Dive Brief:
- New York’s Cortland County voted last month not to accept ash from OCRRA's trash incinerator at the Cortland landfill, knocking down the proposed ash-for-trash deal between the county and OCRRA.
- Abandoning the ash-for-trash agreement means OCRRA will not import up to 35,000 tons of Cortland trash a year it needed to meet its quota of sending 345,000 tons of garbage to a trash-burning power plant to be used to generate electricity. OCRRA could incur $150,000 to $180,000 in penalties as a result, under its 20-year contract with plant operator Covanta Corp.

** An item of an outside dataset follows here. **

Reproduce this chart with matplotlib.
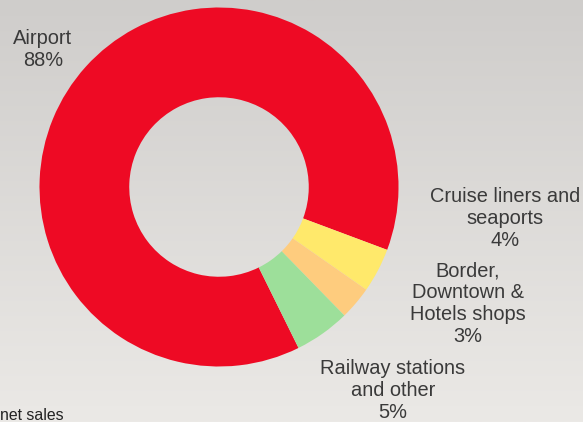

- OCRRA Public Information Officer Kristen Lawton said it's too early to predict whether the agency will incur a penalty or how a penalty would impact recycling programs or other services funded by the trash plant, according to Syracuse.com. But if fees are incurred, OCRRA may compensate by increasing tip fees or reducing services, though the OCRRA board recently voted to keep tip fees unchanged in 2016.
Dive Insight:
For the past three years, Onondaga County residents have sent historically low levels of garbage to the trash plant, which OCRRA officials say is a result of effective recycling programs. It’s a trade off: to amp up recycling and divert from landfill, while needing to generate or barter for trash to meet waste-to-energy goals, which requires incinerating massive volumes of trash.
In this case, the ash-for-trash deal would not only supply OCRRA with waste-to-energy resources to burn, but the agency would save $800,000 a year — a result of reduced transportation costs and landfill fees to move the ash.
"It would be, obviously, a strain on the OCRRA system'' if the agency had to pay a penalty, said Lawton. "Our board would have to make some decisions about how to move forward."